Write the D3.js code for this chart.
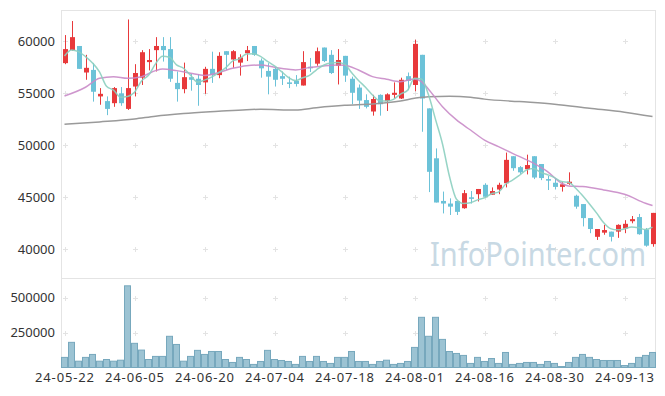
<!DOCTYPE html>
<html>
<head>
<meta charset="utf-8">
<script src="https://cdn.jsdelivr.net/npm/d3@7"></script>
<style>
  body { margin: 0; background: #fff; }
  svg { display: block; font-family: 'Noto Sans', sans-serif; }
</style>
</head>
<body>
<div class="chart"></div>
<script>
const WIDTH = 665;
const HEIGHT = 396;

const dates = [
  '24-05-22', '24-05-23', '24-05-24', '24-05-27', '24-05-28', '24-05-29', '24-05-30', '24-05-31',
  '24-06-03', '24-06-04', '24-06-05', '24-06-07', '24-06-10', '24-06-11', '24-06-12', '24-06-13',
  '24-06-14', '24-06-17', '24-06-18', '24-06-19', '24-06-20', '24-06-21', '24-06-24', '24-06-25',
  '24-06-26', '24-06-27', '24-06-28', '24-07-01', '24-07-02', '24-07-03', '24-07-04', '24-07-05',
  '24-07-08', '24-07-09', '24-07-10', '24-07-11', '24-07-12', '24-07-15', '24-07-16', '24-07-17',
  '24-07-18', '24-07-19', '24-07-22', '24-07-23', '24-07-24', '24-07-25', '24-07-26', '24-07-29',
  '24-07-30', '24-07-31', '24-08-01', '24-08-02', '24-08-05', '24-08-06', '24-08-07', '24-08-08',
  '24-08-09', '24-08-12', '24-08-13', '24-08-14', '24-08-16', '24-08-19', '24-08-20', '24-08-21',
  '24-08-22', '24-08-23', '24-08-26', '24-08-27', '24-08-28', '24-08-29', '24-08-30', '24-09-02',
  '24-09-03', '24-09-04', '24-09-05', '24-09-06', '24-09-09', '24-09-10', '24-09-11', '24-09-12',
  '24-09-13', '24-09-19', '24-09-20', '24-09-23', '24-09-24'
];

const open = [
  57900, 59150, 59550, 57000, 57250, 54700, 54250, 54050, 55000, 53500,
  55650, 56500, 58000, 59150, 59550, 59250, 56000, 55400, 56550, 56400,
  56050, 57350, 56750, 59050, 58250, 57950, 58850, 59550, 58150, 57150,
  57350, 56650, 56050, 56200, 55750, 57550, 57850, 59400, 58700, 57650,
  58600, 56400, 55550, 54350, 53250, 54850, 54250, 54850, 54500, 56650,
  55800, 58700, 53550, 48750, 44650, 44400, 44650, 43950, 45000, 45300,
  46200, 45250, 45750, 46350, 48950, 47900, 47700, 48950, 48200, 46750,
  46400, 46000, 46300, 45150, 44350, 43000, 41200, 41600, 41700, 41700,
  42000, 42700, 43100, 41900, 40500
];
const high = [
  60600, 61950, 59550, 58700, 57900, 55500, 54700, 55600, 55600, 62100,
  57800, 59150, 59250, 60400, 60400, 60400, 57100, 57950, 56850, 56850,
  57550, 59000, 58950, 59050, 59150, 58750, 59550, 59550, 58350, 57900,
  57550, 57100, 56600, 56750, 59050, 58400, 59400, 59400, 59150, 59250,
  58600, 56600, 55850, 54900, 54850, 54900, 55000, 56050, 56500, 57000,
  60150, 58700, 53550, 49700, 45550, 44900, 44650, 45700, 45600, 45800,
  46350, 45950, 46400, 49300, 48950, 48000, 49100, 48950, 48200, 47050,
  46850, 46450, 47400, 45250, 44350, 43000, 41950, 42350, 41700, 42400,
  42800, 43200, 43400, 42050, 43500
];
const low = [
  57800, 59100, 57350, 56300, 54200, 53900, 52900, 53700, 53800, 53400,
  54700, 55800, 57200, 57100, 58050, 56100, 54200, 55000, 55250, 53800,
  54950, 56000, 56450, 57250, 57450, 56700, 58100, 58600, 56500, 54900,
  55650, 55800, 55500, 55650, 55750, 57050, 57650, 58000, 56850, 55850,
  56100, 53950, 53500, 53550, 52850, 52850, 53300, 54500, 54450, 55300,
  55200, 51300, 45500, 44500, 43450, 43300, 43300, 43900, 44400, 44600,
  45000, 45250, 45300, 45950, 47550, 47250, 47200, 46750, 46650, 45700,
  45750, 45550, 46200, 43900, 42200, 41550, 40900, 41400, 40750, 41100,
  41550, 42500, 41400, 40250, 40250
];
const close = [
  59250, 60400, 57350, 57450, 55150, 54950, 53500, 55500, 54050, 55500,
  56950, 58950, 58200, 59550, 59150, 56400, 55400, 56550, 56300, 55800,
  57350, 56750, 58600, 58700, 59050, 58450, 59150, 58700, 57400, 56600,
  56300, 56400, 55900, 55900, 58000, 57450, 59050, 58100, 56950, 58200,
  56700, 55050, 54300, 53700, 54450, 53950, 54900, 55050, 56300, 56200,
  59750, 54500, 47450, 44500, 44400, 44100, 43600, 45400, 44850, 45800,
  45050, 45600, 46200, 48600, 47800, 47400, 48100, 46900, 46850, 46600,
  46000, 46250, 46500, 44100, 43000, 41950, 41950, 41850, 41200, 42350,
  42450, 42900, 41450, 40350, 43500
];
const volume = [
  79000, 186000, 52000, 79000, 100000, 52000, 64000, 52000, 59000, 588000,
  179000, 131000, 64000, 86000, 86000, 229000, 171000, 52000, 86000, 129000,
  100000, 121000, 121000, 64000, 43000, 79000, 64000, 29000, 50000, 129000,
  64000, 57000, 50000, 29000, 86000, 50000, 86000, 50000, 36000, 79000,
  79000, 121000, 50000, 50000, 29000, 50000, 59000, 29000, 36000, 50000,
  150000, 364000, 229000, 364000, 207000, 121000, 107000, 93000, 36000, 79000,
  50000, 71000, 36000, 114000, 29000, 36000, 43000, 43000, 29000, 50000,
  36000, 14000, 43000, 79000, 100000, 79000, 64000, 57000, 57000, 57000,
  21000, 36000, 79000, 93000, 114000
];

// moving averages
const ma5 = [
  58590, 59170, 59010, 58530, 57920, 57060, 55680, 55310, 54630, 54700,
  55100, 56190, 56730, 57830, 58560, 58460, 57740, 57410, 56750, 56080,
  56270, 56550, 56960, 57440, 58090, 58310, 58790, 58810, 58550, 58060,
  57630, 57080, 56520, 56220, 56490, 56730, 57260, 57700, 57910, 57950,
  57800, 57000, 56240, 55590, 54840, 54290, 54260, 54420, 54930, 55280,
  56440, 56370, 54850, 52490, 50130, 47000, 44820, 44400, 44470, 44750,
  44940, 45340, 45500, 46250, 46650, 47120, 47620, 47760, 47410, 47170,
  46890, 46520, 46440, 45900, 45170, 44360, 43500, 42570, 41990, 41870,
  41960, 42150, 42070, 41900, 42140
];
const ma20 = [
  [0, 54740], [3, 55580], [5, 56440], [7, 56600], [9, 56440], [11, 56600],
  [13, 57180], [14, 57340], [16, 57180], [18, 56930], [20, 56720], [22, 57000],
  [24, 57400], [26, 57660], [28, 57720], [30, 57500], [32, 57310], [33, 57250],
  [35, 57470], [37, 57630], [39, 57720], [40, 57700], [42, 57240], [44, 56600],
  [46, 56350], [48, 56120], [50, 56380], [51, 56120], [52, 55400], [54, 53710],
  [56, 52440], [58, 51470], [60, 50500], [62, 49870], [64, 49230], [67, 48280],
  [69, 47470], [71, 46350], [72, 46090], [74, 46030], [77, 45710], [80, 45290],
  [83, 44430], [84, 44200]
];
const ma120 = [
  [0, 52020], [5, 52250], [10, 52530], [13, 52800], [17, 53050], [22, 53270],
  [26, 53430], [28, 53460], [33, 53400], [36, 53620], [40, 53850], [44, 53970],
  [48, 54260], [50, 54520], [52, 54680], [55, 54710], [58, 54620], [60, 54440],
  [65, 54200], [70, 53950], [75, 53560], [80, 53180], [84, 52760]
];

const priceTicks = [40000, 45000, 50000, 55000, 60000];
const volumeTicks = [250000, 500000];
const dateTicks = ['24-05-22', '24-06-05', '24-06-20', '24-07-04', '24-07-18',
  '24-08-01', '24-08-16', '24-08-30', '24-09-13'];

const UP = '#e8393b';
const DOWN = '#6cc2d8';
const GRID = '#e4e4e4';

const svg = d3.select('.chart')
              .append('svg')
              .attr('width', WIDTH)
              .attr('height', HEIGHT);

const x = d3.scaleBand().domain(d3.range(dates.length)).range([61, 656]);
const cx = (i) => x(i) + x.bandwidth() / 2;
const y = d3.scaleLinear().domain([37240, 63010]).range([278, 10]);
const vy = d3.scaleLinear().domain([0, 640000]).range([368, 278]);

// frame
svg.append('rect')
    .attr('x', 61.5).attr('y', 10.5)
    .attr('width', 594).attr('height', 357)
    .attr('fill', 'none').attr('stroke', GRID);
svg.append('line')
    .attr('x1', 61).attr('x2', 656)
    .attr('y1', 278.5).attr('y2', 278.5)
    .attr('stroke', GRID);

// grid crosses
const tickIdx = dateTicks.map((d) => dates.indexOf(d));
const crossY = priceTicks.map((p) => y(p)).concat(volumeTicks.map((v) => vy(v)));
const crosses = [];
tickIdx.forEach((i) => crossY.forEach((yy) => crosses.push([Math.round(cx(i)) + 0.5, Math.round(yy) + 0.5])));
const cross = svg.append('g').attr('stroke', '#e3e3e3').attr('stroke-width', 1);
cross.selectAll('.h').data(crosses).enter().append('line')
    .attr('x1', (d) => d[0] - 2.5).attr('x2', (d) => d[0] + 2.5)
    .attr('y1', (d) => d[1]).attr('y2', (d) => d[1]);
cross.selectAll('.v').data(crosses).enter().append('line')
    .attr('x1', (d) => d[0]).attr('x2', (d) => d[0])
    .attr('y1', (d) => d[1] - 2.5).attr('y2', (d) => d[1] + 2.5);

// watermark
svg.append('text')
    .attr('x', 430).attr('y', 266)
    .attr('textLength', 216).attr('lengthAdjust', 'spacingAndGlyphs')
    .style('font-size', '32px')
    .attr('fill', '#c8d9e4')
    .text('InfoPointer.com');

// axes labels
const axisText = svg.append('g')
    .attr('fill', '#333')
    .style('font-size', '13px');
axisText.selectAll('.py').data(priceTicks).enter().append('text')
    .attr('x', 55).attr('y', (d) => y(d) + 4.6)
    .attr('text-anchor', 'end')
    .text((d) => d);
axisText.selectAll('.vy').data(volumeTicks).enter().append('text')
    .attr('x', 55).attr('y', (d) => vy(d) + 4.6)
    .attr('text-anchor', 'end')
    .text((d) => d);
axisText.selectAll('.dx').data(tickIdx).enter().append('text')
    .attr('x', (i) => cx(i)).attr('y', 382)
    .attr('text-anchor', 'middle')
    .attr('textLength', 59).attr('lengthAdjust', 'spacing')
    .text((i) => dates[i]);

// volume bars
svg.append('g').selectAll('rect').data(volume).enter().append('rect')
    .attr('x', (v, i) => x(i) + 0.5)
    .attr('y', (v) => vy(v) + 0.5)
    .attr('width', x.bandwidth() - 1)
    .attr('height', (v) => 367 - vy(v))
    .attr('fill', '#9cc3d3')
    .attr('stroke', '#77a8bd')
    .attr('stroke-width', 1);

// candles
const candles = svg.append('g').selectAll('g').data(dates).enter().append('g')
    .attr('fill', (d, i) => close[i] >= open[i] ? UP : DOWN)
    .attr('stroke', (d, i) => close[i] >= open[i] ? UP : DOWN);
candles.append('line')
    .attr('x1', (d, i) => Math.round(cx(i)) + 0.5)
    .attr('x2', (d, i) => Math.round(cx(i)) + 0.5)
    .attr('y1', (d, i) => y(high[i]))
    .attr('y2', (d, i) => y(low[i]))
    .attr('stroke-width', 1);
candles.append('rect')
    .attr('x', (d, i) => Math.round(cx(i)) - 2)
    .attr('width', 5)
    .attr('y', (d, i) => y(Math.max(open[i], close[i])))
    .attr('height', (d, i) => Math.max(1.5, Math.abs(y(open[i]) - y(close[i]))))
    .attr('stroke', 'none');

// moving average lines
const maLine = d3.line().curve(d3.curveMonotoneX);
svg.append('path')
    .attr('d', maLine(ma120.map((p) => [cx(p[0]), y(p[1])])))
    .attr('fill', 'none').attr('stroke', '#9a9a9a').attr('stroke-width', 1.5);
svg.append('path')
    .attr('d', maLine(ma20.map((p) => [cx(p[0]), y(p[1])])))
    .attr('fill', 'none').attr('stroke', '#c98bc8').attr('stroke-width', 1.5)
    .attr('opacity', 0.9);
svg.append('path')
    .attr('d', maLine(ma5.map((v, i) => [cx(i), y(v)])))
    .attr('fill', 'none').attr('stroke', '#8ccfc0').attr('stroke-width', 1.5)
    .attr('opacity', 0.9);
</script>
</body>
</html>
---
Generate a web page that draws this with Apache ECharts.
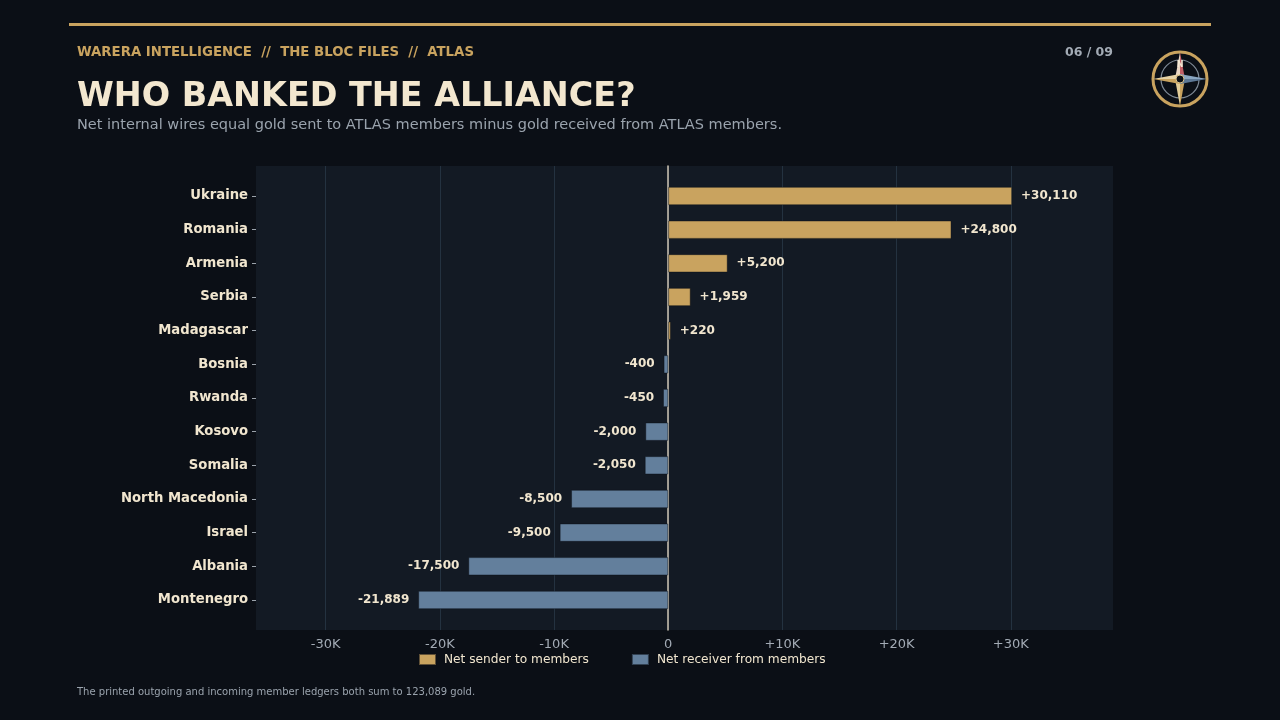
---
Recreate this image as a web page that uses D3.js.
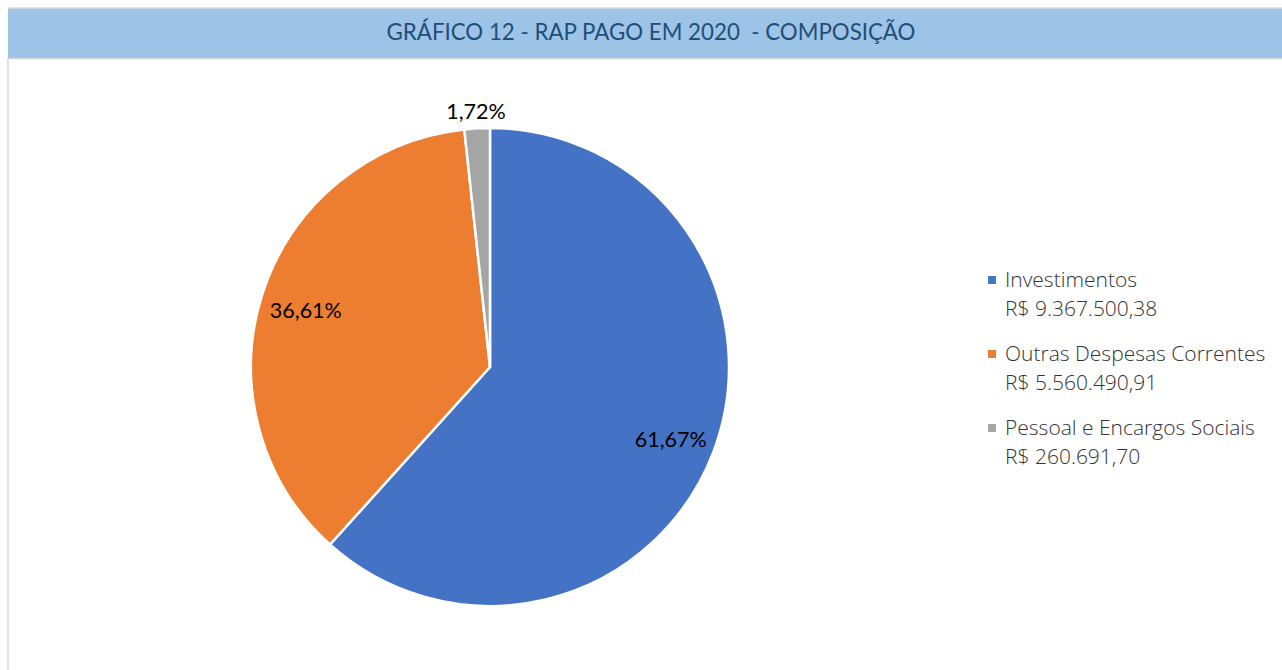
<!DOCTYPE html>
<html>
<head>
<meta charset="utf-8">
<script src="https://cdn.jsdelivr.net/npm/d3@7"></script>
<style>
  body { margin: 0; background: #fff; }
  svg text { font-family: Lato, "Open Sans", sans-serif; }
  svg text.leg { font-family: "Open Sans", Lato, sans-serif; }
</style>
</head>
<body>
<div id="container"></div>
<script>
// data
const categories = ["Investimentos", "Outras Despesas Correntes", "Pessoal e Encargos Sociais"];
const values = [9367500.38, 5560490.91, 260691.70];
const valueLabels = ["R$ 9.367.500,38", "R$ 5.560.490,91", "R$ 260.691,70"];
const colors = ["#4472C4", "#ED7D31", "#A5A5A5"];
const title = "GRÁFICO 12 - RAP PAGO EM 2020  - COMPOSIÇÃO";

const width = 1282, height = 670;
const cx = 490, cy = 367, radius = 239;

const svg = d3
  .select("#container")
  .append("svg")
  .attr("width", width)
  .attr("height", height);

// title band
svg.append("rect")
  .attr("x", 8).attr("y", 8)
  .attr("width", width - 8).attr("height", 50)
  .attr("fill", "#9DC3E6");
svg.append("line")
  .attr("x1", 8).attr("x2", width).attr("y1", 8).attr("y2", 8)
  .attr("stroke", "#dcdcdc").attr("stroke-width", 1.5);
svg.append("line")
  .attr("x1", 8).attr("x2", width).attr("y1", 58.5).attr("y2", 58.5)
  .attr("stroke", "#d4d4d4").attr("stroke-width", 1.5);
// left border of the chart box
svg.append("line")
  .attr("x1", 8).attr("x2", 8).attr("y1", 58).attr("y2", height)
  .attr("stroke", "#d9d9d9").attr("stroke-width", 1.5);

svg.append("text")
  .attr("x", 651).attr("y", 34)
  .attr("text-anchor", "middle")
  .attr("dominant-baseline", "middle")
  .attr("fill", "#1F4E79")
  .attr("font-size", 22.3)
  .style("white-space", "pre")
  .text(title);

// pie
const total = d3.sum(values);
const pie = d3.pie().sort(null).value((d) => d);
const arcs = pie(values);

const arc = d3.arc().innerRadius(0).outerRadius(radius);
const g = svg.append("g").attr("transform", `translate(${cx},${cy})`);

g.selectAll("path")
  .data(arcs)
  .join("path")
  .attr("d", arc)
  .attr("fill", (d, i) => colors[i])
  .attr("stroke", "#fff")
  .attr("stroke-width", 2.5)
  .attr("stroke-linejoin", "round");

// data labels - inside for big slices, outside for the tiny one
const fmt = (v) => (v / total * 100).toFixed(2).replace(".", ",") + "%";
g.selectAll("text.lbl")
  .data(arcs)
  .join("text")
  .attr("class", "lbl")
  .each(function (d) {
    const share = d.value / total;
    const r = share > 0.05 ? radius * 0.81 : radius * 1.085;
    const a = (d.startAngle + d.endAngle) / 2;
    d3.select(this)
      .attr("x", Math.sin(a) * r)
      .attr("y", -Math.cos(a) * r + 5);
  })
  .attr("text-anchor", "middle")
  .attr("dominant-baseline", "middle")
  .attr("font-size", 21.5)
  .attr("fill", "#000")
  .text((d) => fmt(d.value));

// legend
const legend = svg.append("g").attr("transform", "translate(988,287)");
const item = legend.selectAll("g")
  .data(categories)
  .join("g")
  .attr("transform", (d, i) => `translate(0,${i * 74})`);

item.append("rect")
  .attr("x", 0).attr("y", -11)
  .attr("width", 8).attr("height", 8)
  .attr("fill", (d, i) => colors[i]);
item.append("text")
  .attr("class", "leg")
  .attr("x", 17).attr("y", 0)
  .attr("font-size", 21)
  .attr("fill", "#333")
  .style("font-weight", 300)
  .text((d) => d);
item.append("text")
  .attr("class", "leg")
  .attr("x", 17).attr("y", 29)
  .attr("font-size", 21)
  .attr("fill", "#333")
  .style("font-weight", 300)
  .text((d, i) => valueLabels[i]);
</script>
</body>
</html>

Stated exercise | From the records above, copy only the lines running from the line containing "Write the D3.js code for this chart." to the line containing "const HEIGHT = 396;", both ends included. Leave the pictures out.

Output |
Write the D3.js code for this chart.
<!DOCTYPE html>
<html>
<head>
<meta charset="utf-8">
<script src="https://cdn.jsdelivr.net/npm/d3@7"></script>
<style>
  body { margin: 0; background: #fff; }
  svg { display: block; font-family: 'Noto Sans', sans-serif; }
</style>
</head>
<body>
<div class="chart"></div>
<script>
const WIDTH = 665;
const HEIGHT = 396;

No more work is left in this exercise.